=== Data section ===

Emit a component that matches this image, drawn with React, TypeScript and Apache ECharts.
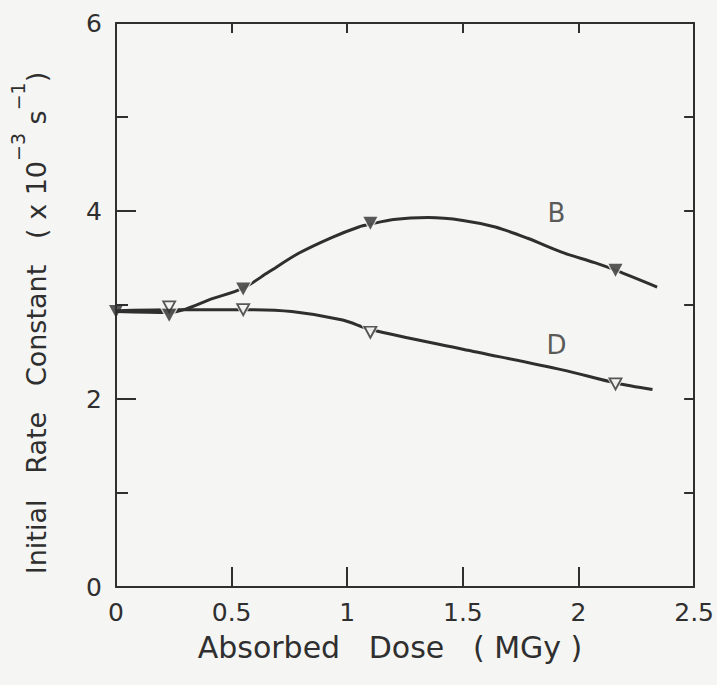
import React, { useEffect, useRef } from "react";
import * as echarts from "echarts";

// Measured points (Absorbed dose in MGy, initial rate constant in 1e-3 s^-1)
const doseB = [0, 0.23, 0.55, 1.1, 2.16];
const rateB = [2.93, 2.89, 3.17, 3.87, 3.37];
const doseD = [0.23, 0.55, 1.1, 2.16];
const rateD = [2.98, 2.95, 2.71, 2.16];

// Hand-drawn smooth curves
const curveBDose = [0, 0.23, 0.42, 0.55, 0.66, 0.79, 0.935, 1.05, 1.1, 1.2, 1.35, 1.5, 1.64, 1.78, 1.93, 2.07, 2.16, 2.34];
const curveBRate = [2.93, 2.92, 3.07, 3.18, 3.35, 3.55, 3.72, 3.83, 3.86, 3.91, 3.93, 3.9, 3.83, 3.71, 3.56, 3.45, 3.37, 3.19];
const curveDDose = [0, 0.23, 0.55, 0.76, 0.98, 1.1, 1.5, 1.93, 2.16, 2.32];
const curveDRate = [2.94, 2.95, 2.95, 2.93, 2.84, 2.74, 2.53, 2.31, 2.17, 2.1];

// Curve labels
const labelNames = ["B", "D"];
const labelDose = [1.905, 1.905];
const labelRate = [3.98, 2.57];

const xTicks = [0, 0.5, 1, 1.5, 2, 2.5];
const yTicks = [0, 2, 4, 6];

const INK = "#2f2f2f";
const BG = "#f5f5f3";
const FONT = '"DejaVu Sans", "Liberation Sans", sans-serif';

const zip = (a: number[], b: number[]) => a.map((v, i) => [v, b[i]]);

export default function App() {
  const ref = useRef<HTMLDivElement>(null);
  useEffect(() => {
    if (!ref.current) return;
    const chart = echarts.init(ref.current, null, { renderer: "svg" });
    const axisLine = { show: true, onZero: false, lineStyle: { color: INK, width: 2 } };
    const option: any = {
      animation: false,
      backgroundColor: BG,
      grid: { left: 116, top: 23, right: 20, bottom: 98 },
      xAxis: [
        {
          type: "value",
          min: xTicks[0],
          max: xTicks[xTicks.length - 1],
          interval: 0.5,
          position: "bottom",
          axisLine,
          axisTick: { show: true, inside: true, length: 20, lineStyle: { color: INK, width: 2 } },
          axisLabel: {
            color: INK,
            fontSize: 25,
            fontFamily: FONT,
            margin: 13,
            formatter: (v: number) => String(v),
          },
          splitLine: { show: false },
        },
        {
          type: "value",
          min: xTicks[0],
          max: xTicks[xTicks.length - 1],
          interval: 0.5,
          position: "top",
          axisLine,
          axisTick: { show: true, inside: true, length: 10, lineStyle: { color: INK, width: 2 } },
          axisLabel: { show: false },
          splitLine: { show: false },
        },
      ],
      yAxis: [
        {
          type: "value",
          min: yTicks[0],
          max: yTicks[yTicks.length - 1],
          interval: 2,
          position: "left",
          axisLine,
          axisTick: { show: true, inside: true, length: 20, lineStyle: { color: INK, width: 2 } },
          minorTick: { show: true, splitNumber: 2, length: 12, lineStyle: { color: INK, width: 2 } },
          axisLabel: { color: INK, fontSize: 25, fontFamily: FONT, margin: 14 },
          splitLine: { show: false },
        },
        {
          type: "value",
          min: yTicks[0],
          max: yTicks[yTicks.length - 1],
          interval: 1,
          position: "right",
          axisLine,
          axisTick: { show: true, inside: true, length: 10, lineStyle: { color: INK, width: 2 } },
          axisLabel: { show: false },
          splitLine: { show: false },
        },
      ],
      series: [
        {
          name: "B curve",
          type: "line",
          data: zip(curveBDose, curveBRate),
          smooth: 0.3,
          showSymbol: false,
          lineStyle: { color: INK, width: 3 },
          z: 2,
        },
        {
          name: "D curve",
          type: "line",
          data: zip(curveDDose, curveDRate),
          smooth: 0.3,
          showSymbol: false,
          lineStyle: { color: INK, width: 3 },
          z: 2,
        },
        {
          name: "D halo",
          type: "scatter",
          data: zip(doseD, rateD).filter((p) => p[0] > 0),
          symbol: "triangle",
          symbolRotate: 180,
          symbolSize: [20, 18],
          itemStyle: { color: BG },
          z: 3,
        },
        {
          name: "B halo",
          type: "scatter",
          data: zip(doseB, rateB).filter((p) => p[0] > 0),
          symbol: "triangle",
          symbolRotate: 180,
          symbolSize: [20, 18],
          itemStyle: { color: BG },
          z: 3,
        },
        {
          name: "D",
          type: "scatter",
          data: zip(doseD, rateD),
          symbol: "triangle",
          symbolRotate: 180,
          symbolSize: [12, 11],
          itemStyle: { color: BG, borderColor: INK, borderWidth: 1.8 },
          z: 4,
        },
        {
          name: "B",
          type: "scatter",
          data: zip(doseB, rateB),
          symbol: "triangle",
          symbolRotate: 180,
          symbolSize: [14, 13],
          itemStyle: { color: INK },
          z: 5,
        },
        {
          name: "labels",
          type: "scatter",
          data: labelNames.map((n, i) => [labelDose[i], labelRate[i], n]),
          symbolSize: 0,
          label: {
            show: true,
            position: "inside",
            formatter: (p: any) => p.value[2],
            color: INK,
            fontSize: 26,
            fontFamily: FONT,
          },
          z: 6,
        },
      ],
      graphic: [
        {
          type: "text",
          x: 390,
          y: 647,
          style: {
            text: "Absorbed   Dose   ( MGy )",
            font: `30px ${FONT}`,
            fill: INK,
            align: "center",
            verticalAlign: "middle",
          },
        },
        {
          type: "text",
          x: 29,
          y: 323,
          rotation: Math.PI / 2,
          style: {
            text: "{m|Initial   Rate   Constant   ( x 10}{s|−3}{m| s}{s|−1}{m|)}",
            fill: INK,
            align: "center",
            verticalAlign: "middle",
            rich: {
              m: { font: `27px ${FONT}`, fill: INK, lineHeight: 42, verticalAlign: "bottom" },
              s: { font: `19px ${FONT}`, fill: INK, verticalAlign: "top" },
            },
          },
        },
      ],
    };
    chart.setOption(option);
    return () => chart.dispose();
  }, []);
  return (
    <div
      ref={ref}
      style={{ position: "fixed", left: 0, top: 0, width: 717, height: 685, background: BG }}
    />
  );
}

===

**Exercise instructions**
From the opening line of the listing above through the line bearing "import * as", repeat each line exactly. Drop every picture.

**Problem solution**
Emit a component that matches this image, drawn with React, TypeScript and Apache ECharts.
import React, { useEffect, useRef } from "react";
import * as echarts from "echarts";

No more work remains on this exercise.